Extract all lines that hold "Recreate" from the records below.

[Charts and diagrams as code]

____

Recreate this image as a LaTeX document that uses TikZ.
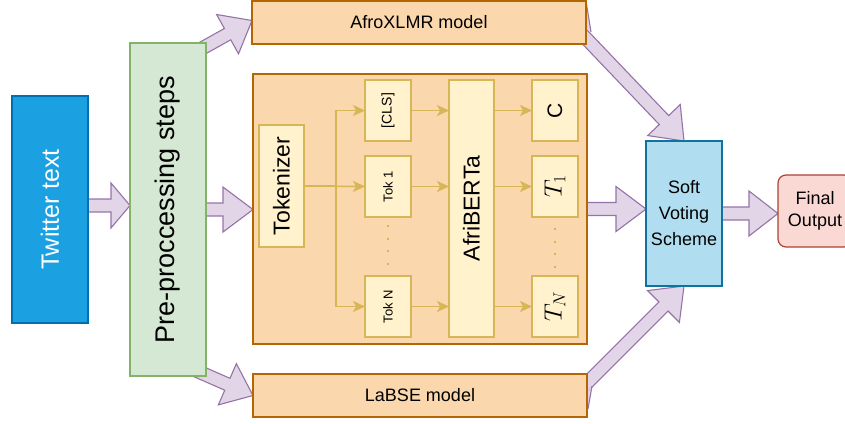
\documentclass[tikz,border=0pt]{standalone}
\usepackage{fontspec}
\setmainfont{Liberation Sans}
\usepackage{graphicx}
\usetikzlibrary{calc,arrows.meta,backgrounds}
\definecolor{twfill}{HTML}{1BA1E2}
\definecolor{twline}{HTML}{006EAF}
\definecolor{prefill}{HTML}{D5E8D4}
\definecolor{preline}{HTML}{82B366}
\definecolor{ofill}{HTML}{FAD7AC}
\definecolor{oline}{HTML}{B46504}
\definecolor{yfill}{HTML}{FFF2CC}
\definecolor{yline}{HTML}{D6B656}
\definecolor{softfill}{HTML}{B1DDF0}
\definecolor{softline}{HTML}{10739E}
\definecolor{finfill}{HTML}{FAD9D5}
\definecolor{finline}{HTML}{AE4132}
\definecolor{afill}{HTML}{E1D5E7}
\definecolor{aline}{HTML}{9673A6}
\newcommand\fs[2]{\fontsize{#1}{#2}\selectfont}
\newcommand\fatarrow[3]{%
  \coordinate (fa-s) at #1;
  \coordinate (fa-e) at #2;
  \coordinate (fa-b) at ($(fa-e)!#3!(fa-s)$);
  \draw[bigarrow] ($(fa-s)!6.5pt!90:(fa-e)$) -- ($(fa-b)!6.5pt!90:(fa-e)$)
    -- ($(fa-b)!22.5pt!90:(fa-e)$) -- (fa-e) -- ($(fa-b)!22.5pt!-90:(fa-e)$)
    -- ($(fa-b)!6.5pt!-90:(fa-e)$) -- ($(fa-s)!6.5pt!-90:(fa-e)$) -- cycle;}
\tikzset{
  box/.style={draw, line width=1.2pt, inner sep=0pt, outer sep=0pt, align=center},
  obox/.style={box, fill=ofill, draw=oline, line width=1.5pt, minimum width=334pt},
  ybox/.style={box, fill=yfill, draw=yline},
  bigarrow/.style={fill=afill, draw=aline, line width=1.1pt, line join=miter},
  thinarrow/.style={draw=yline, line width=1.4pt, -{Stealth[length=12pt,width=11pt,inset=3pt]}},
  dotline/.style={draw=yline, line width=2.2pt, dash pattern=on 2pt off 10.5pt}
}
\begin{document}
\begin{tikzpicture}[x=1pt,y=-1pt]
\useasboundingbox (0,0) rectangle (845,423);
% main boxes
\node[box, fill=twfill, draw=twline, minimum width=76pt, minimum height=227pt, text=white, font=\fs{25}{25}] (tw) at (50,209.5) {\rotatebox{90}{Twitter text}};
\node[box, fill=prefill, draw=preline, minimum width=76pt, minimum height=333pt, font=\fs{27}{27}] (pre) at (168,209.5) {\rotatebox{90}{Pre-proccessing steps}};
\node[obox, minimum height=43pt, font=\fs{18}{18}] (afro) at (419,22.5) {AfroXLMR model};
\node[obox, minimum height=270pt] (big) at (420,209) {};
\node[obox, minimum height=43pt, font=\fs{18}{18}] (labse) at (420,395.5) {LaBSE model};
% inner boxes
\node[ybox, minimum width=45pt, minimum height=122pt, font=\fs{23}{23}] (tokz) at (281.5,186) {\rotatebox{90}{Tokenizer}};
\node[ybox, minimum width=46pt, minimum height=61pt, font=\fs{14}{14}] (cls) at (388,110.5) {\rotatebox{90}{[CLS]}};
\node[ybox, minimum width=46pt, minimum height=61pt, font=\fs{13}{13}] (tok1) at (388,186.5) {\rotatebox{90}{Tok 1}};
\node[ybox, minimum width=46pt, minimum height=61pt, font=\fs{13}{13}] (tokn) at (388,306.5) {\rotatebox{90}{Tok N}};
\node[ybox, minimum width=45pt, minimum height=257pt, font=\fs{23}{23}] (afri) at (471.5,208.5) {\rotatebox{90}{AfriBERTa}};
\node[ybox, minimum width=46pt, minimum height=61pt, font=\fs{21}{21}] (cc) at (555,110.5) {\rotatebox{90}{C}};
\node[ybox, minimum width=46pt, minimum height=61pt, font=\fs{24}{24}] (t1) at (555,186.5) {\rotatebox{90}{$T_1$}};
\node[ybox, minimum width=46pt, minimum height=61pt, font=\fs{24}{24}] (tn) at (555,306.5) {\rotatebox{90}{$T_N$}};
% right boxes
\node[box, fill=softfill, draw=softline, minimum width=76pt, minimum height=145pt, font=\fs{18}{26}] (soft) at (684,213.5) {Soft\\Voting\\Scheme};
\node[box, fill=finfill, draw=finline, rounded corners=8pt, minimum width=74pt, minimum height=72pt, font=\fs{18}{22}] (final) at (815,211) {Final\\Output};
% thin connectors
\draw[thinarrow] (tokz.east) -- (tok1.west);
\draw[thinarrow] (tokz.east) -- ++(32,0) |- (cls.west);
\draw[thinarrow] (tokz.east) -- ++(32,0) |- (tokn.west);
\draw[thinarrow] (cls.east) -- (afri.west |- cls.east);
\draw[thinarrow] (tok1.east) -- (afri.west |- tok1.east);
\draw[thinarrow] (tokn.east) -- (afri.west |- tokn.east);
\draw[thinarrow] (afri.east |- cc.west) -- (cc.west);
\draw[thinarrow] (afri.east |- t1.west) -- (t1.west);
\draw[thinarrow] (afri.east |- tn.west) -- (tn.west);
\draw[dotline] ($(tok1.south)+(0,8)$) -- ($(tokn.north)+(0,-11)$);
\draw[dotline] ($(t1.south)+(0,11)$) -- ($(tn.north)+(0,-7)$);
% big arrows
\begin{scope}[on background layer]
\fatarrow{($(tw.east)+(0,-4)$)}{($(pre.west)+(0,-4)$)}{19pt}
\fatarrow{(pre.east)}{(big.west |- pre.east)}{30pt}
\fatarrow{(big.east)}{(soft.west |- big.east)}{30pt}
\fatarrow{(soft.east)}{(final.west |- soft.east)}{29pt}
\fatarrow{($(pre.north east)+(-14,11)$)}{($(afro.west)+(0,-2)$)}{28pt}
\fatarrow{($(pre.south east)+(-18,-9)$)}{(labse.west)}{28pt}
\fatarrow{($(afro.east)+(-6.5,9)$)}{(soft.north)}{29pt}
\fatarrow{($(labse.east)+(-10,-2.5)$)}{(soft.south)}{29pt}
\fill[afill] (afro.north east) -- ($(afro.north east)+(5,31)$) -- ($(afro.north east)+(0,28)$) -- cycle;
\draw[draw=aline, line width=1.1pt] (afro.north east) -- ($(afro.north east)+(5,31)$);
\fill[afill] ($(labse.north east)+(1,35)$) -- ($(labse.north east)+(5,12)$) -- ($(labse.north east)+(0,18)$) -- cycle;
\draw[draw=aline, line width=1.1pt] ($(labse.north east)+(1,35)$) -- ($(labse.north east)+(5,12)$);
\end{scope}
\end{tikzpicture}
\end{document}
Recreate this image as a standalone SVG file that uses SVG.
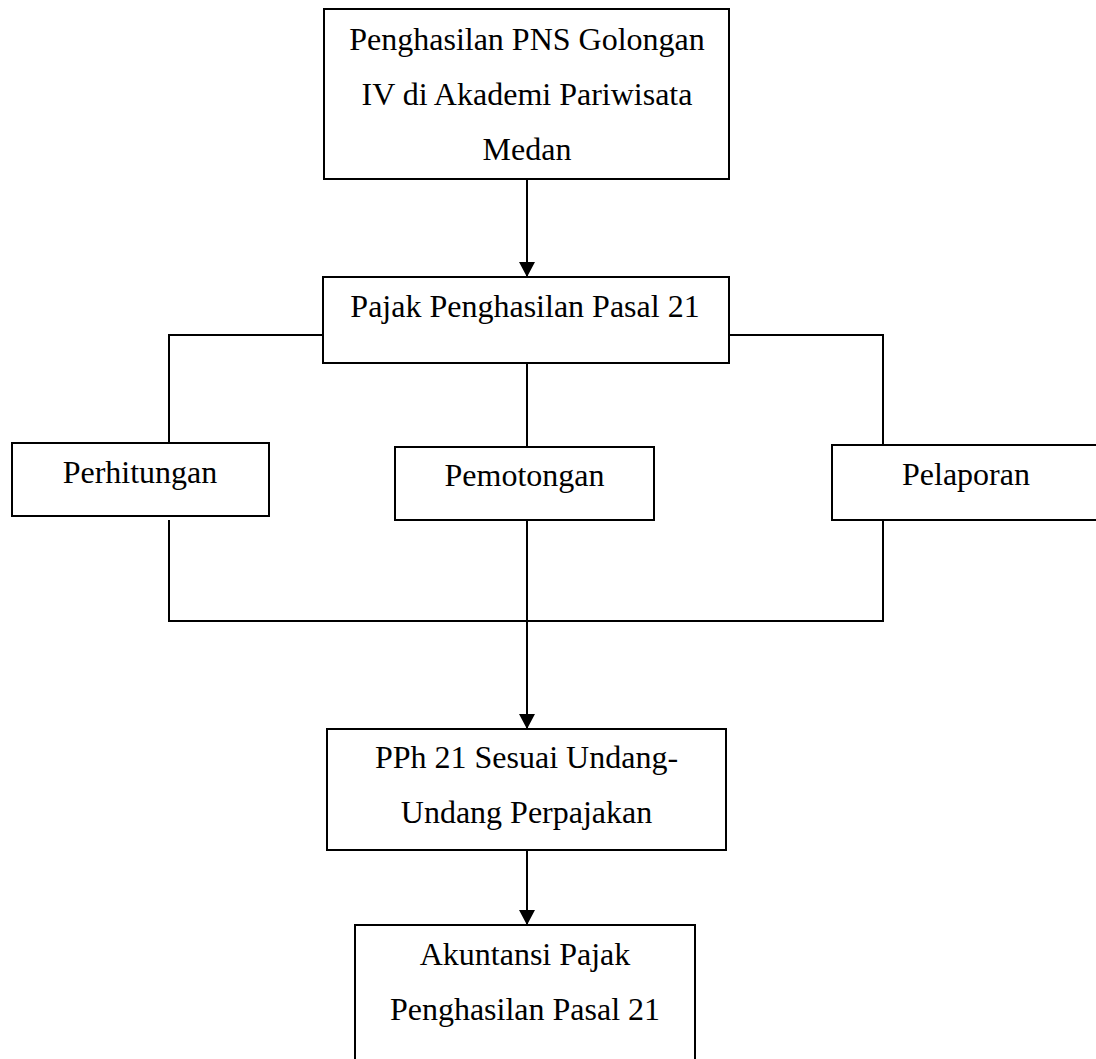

____

**Final answer**:
Recreate this image as a LaTeX document that uses TikZ.
Recreate this image as a standalone SVG file that uses SVG.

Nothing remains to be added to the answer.